Diabetes mellitus is an important disorder of carbohydrate metabolism.

Diabetes Mellitus

Diabetes mellitus is an important disorder of carbohydrate metabolism. However, fat and protein metabolism are also affected in diabetic condition. Diabetes means excretion of excessive volume of urine and mellitus means sweet. So the word diabetes milletus refers to chronic excretion of large volume of urine containing glucose.

Diabetes mellitus, caused by a deficiency in the secretion or action of insulin, is a relatively common disease. Insulin is an endocrine hormone which is secreted by b-cells of islets of Langerhans of pancreas. The abnormality in glucose metabolism is indicative of diabetes or a tendency towards the condition. Diabetes mellitus is really a group of diseases in which the regulatory activity of insulin is defective.

There are two major clinical classes of the disease :

·              Type-I or insulin dependent diabetes mellitus (IDDM)

The disease begins early in the life and quickly becomes severe.

·              Type - II or non-insulin dependent diabetes mellitus (NIDDM)

The disease is slow to develop, milder and often goes unrecognized.

Type one requires insulin therapy and careful, life long control of the balance between glucose intake and insulin dose. The decreased or defective production of insulin is characterised by the following symptoms.

i.                  Decreased permeability of the cell membrane for glucose resulting in the accumulation of glucose in the blood. This condition is known as hyperglycemia. Glucose concentration increases as high as 500 mg/100 ml of blood.

ii.                  Polyuria: This means excretion of increased quantity of urine. This is to excrete the additional quantity of glucose in urine (glucosuria).

iii.                  Polydipsia: The excessive thirst which leads to increased consumption of water.
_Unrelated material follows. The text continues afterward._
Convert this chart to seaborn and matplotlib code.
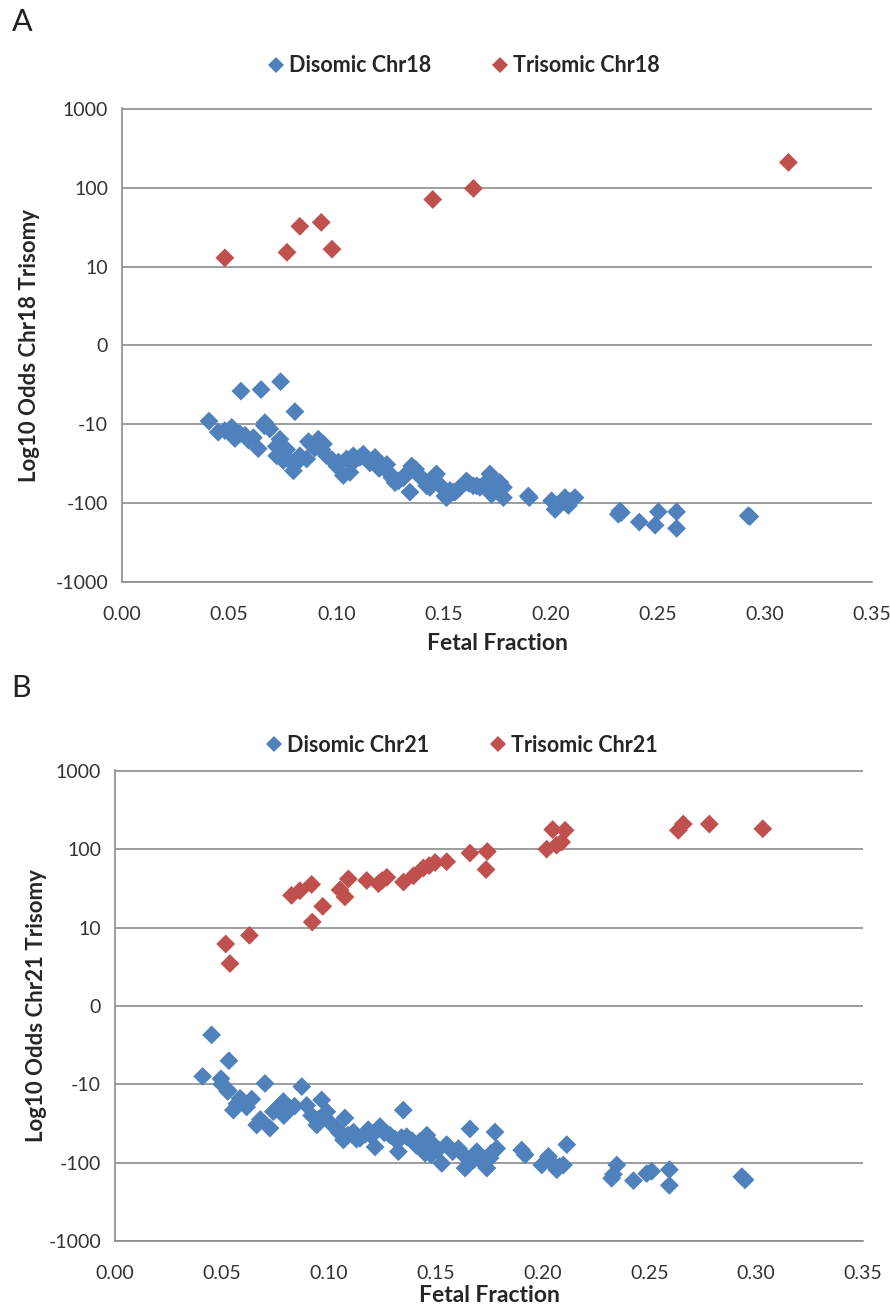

This condition is known as polydipsia. This is to replace the volume of water excreted due to polyuria.

iv.                  Polyphagia: Excessive appetite leads to polyphagia and increased intake of food. This is to replace the lost nourishment. The diabetic has voracious appetite, but inspite of over eating, they lose weight and become lean and emaciated.

v.                  As glucose is not enough for energy production, increased mobilisation of fat from adipose tissue occurs. But the metabolism of fat is incomplete resulting in the production of large amounts of the intermediary products of fat metabolism namely ketone bodies (eg. Acetoacetate and b-hydroxybutarate). This condition is known as 'ketosis' and excess ketone bodies cause severe acidosis, ultimately resulting in 'coma'.

vi.                  Deposition of lipids in the walls of the blood vessels resulting "atherosclerosis".

Biochemical measurements on the blood and urine are essential in the diagnosis and treatment of diabetes, which causes profound changes in metabolism. A sensitive diagnostic criterion is provided by the glucose tolerance test (GTT).

 

Glucose Tolerance Test (GTT)

 

After a night without food, the patient drinks a test dose of 100 g of glucose dissolved in a glass of water. The blood glucose concentration is measured before the test dose and at 30 min intervals for several hours thereafter. A normal individual assimilates the glucose readily, the blood glucose rising to no more than about 80 to 120 mg/100 ml; little or no glucose appears in the urine. Diabetic individuals assimilate the test dose of glucose poorly; their blood glucose level far exceeds the kidney threshold (about 180 mg/100ml), causing glucose to appear in their urine.